Leave out the pictures, and retype only the lines from the beginning of the material through the line that contains "const tgMarkerValues = [100.0, 100.0];", including both.

# START OF RECORDED INFORMATION

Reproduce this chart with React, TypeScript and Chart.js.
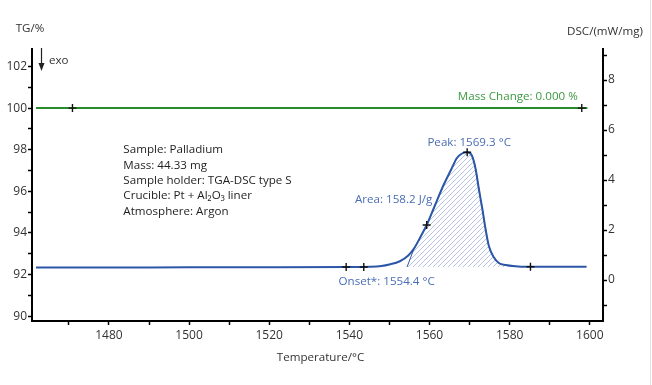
import React, { useEffect, useRef } from "react";
import { Chart, registerables } from "chart.js";

Chart.register(...registerables);

// ---- Data ----
const tgTemps = [1461.8, 1599.4];
const tgValues = [100.0, 100.0];
const tgMarkerTemps = [1470.9, 1598.0];
const tgMarkerValues = [100.0, 100.0];

const dscTemps = [
  1461.8, 1480, 1500, 1520, 1540, 1545, 1548, 1550, 1552.6, 1554.7, 1556.3, 1558,
  1559.3, 1561.3, 1563.4, 1565.5, 1566.8, 1568, 1569.4, 1570.6, 1571.5, 1572.3,
  1573.2, 1574, 1574.8, 1576.1, 1577.3, 1579, 1581.5, 1584, 1590, 1599.2,
];
const dscValues = [
  0.5, 0.5, 0.51, 0.51, 0.52, 0.53, 0.56, 0.62, 0.75, 0.98, 1.3, 1.8, 2.2, 2.96,
  3.76, 4.45, 4.87, 5.05, 5.11, 4.97, 4.45, 3.66, 2.83, 2.03, 1.37, 0.9, 0.68,
  0.6, 0.55, 0.53, 0.53, 0.53,
];
const dscMarkerTemps = [1539.2, 1543.6, 1559.3, 1569.4, 1585.2];
const dscMarkerValues = [0.52, 0.52, 2.2, 5.11, 0.53];

const onsetTemp = 1554.4;
const dscBaseline = 0.52;
const hatchFromTemp = 1556.3;
const hatchToTemp = 1581.5;

const xMin = 1460.8;
const xMax = 1603.3;
const tgMin = 89.77;
const tgMax = 102.84;
const dscMin = -1.64;
const dscMax = 9.24;

const sampleInfo = [
  "Sample: Palladium",
  "Mass: 44.33 mg",
  "Sample holder: TGA-DSC type S",
  "Crucible: Pt + Al\u2082O\u2083 liner",
  "Atmosphere: Argon",
];
const massChangeLabel = "Mass Change: 0.000 %";
const peakLabel = "Peak: 1569.3 °C";
const areaLabel = "Area: 158.2 J/g";
const onsetLabel = "Onset*: 1554.4 °C";

const GREEN = "#2a8a2e";
const BLUE = "#2c56a6";
const BLUE_TEXT = "#4a6db3";
const GREEN_TEXT = "#3c9a40";
const FONT = '"Open Sans", "Noto Sans", sans-serif';

function makeHatch(): CanvasPattern | string {
  const c = document.createElement("canvas");
  const s = 5;
  c.width = s;
  c.height = s;
  const g = c.getContext("2d");
  if (!g) return "rgba(150,170,220,0.4)";
  g.strokeStyle = "#a4b5df";
  g.lineWidth = 0.8;
  g.beginPath();
  g.moveTo(0, s);
  g.lineTo(s, 0);
  g.moveTo(-1, 1);
  g.lineTo(1, -1);
  g.moveTo(s - 1, s + 1);
  g.lineTo(s + 1, s - 1);
  g.stroke();
  const p = g.createPattern(c, "repeat");
  return p || "rgba(150,170,220,0.4)";
}

const annotPlugin = {
  id: "annot",
  afterDraw(chart: any) {
    const { ctx, chartArea, scales } = chart;
    const x = scales.x;
    const y = scales.y;
    const y2 = scales.y2;
    ctx.save();
    ctx.textBaseline = "middle";
    ctx.font = `11.6px ${FONT}`;

    // Axis titles
    ctx.fillStyle = "#333";
    ctx.textAlign = "center";
    ctx.fillText("TG/%", chartArea.left - 2, chartArea.top - 20);
    ctx.fillText("DSC/(mW/mg)", chartArea.right + 2, chartArea.top - 17);
    ctx.fillText("Temperature/°C", (chartArea.left + chartArea.right) / 2 + 3, chartArea.bottom + 37);

    // exo arrow
    const ax = chartArea.left + 9.5;
    ctx.strokeStyle = "#222";
    ctx.fillStyle = "#222";
    ctx.lineWidth = 1.2;
    ctx.beginPath();
    ctx.moveTo(ax, chartArea.top - 1);
    ctx.lineTo(ax, chartArea.top + 16);
    ctx.stroke();
    ctx.beginPath();
    ctx.moveTo(ax - 3, chartArea.top + 14);
    ctx.lineTo(ax + 3, chartArea.top + 14);
    ctx.lineTo(ax, chartArea.top + 22);
    ctx.closePath();
    ctx.fill();
    ctx.fillStyle = "#333";
    ctx.textAlign = "left";
    ctx.fillText("exo", chartArea.left + 17, chartArea.top + 12);

    // Sample info
    ctx.fillStyle = "#1e1e1e";
    const sx = x.getPixelForValue(1483.6);
    const sy = y.getPixelForValue(97.98);
    sampleInfo.forEach((t, i) => ctx.fillText(t, sx, sy + i * 15.3));

    // Mass change
    ctx.fillStyle = GREEN_TEXT;
    ctx.textAlign = "right";
    ctx.fillText(massChangeLabel, x.getPixelForValue(1597.0), y.getPixelForValue(100.53));

    // DSC labels
    ctx.fillStyle = BLUE_TEXT;
    ctx.textAlign = "center";
    ctx.fillText(peakLabel, x.getPixelForValue(1569.9), y2.getPixelForValue(5.51));
    ctx.textAlign = "right";
    ctx.fillText(areaLabel, x.getPixelForValue(1560.7), y2.getPixelForValue(3.23));
    ctx.textAlign = "left";
    ctx.fillText(onsetLabel, x.getPixelForValue(1537.3), y2.getPixelForValue(-0.05));
    ctx.restore();
  },
};

export default function App() {
  const ref = useRef<HTMLCanvasElement | null>(null);

  useEffect(() => {
    if (!ref.current) return;
    const toXY = (xs: number[], ys: number[]) => xs.map((v, i) => ({ x: v, y: ys[i] }));
    const hatchData = [
      { x: onsetTemp, y: dscBaseline },
      ...toXY(dscTemps, dscValues).filter((p) => p.x >= hatchFromTemp && p.x <= hatchToTemp),
    ];

    const tickFont = { family: FONT, size: 12 };
    const evenLabel = (step: number) => (v: any) => {
      const n = Number(v);
      return Math.abs(Math.round(n / step) * step - n) < 1e-6 && Math.round(n / step) % 2 === 0 ? String(Math.round(n)) : "";
    };
    const gridOpts = {
      drawOnChartArea: false,
      drawTicks: true,
      tickLength: 4,
      tickColor: "#000",
      tickWidth: 1.5,
    };
    const borderOpts = { display: true, color: "#000", width: 2 };

    const chart = new Chart(ref.current, {
      type: "line",
      data: {
        datasets: [
          {
            label: "TG markers",
            data: toXY(tgMarkerTemps, tgMarkerValues),
            yAxisID: "y",
            showLine: false,
            pointStyle: "cross",
            pointRadius: 4,
            pointBorderColor: "#111",
            pointBorderWidth: 1.4,
          },
          {
            label: "DSC markers",
            data: toXY(dscMarkerTemps, dscMarkerValues),
            yAxisID: "y2",
            showLine: false,
            pointStyle: "cross",
            pointRadius: 4,
            pointBorderColor: "#111",
            pointBorderWidth: 1.4,
          },
          {
            label: "TG",
            data: toXY(tgTemps, tgValues),
            yAxisID: "y",
            borderColor: GREEN,
            borderWidth: 2,
            pointRadius: 0,
            fill: false,
          },
          {
            label: "DSC",
            data: toXY(dscTemps, dscValues),
            yAxisID: "y2",
            borderColor: BLUE,
            borderWidth: 2,
            pointRadius: 0,
            cubicInterpolationMode: "monotone",
            fill: false,
          },
          {
            label: "Area",
            data: hatchData,
            yAxisID: "y2",
            borderColor: BLUE,
            borderWidth: 1,
            pointRadius: 0,
            cubicInterpolationMode: "monotone",
            backgroundColor: makeHatch() as any,
            fill: { value: dscBaseline },
          },
        ],
      },
      options: {
        animation: false,
        responsive: false,
        events: [],
        layout: { padding: { top: 49, left: 0, right: 0, bottom: 0 } },
        plugins: { legend: { display: false }, tooltip: { enabled: false } },
        scales: {
          x: {
            type: "linear",
            position: "bottom",
            min: xMin,
            max: xMax,
            ticks: {
              stepSize: 10,
              includeBounds: false,
              autoSkip: false,
              maxRotation: 0,
              padding: 3,
              color: "#333",
              font: tickFont,
              callback: evenLabel(10),
            },
            grid: gridOpts,
            border: borderOpts,
            afterFit: (s: any) => {
              s.height = 64;
            },
          },
          y: {
            type: "linear",
            position: "left",
            min: tgMin,
            max: tgMax,
            ticks: {
              stepSize: 1,
              includeBounds: false,
              autoSkip: false,
              padding: 1,
              color: "#333",
              font: tickFont,
              callback: evenLabel(1),
            },
            grid: gridOpts,
            border: borderOpts,
            afterFit: (s: any) => {
              s.width = 32;
            },
          },
          y2: {
            type: "linear",
            position: "right",
            min: dscMin,
            max: dscMax,
            ticks: {
              stepSize: 1,
              includeBounds: false,
              autoSkip: false,
              padding: 1,
              color: "#333",
              font: tickFont,
              callback: evenLabel(1),
            },
            grid: gridOpts,
            border: borderOpts,
            afterFit: (s: any) => {
              s.width = 47;
            },
          },
        },
      } as any,
      plugins: [annotPlugin],
    });
    return () => chart.destroy();
  }, []);

  return (
    <div
      style={{
        position: "absolute",
        left: 0,
        top: 0,
        width: 650,
        height: 385,
        borderRight: "1px solid #e2e2e2",
        background: "#fff",
      }}
    >
      <canvas ref={ref} width={650} height={385} style={{ display: "block", width: 650, height: 385 }} />
    </div>
  );
}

# END OF RECORDED INFORMATION

■ **EXERCISE RESPONSE**:
Reproduce this chart with React, TypeScript and Chart.js.
import React, { useEffect, useRef } from "react";
import { Chart, registerables } from "chart.js";

Chart.register(...registerables);

// ---- Data ----
const tgTemps = [1461.8, 1599.4];
const tgValues = [100.0, 100.0];
const tgMarkerTemps = [1470.9, 1598.0];
const tgMarkerValues = [100.0, 100.0];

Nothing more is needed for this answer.